[start]
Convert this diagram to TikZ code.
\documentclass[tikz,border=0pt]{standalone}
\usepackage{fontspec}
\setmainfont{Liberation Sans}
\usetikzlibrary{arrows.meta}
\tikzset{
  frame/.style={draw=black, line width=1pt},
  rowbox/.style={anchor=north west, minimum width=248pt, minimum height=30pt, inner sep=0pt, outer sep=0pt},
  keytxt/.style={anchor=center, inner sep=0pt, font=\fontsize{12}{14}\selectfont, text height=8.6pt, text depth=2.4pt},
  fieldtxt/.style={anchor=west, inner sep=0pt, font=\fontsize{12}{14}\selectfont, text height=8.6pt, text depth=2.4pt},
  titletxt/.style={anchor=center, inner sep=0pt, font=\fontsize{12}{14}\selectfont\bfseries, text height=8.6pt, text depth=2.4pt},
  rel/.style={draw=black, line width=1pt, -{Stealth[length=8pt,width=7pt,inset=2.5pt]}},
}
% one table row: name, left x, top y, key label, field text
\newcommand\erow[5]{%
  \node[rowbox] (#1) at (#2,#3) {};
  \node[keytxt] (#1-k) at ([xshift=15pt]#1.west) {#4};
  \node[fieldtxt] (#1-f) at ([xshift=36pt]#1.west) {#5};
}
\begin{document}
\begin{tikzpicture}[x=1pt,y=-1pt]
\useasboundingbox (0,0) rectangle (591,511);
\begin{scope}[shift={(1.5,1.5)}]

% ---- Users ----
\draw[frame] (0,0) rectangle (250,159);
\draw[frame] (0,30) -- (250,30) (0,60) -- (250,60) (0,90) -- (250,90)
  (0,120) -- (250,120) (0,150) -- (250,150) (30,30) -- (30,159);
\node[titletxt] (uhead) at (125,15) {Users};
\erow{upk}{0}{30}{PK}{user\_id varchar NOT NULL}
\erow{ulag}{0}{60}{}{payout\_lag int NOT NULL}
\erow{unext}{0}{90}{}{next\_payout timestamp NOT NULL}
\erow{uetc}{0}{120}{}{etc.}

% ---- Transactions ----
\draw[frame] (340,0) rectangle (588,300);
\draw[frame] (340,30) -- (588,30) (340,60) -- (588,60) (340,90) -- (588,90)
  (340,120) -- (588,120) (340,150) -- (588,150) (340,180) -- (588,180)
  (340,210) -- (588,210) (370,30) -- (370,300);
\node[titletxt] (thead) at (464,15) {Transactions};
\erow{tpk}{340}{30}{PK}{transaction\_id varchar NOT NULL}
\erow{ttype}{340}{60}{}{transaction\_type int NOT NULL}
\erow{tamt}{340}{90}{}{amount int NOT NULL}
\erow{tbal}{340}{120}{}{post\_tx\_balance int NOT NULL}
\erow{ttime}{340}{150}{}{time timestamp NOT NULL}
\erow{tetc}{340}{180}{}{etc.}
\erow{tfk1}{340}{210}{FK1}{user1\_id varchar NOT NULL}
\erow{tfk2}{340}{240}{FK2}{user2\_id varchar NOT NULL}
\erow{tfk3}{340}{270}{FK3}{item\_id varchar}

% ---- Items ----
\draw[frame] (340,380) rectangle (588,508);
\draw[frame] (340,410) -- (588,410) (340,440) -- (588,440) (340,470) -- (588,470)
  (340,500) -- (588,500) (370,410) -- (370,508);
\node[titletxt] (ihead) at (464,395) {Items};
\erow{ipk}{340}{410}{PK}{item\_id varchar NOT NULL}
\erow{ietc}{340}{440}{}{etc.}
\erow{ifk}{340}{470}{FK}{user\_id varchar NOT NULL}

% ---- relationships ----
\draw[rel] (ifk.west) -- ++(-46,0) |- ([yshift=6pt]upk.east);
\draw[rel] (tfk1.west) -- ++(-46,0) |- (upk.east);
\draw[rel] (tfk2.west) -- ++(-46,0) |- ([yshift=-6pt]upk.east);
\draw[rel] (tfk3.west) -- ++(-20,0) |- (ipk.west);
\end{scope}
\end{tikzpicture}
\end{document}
[end]
[start]
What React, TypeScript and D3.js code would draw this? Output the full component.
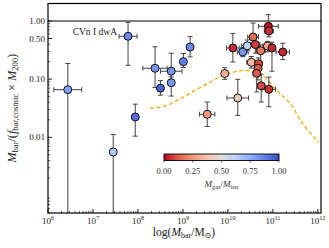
[end]
> [Work instructions]:
Of all the lines above, how many contain "this"? Give the number and nothing more.

> [Task answer]:
2